A quantum observable which received renewed attention recently is entanglement entropy. It's application ranges over several fields in physics, from condensed matter physics to general relativity. In this dissertation we study entanglement entropy for quantum field theories in the presence of defects and singularities.

We study entanglement entropy using the framework of AdS/CFT correspondence. We focus on entangling surfaces across ball-shaped regions for systems outside their ground state. Quantum field theories in the presence of defects are considered first. These are the six-dimensional $(2,0)$ theory in the presence of Wilson surfaces and the four-dimensional $\cN = 4$ super-Yang-Mills theory in the presence of surface defects of the disordered type. Their holographic entanglement entropy is calculated applying the Ryu-Takayanagi prescripstion on their holographic duals, which are eleven-dimensional supergravity (M-theory) solutions for the former and ten-dimensional type IIB supergravity solutions for the latter.
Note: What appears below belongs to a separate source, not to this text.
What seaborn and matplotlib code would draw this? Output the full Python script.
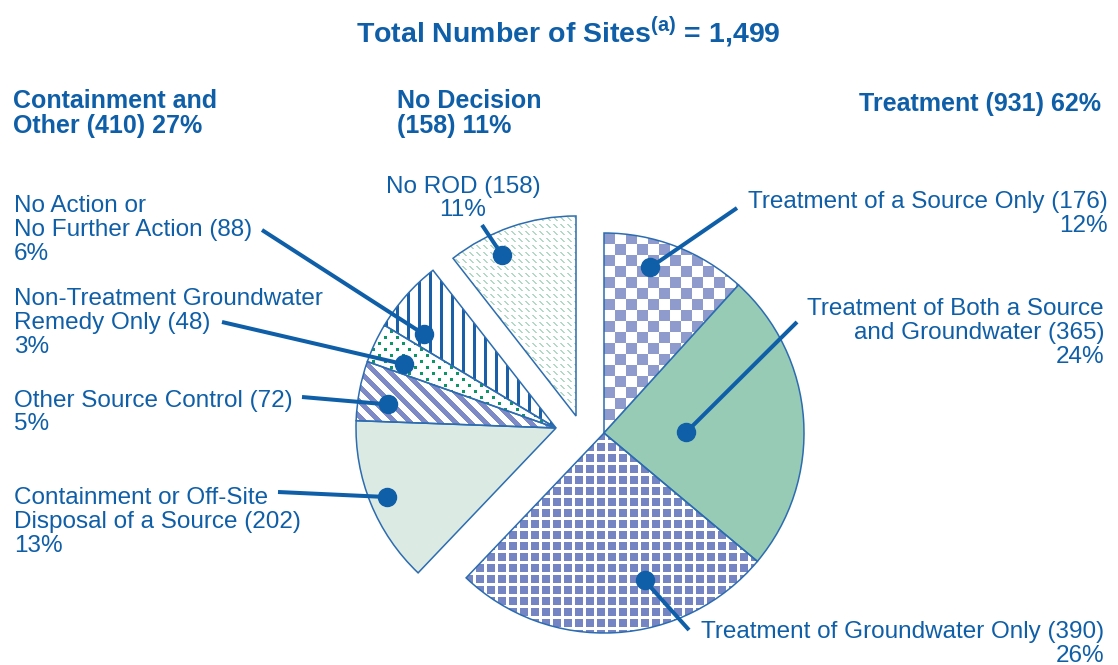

Other holographic observables are computed as well: the holographic stress tensor and the expectation value of the defect (operator). For the disordered defects, an alternative expression for the additional entanglement entropy due to the defect (in terms of expectation values) is derived, adapting the method of Lewkowycz and Maldacena for Wilson loops. The two entanglement entropies agree up to an additional term, the origin of which may be attributed to the conformal anomaly of even dimensional defects as we discuss.

The holographic entanglement and free energy is computed for five-dimensional super conformal field theories, starting from their holographic supergravity duals. Although the supergravity solutions possess singularities, these do not obstruct our calculations. The expected relation between the two observables is verified. This supports the supergravity solutions as holographic duals and gives the first quantitative results for five-dimensional superconformal field theories.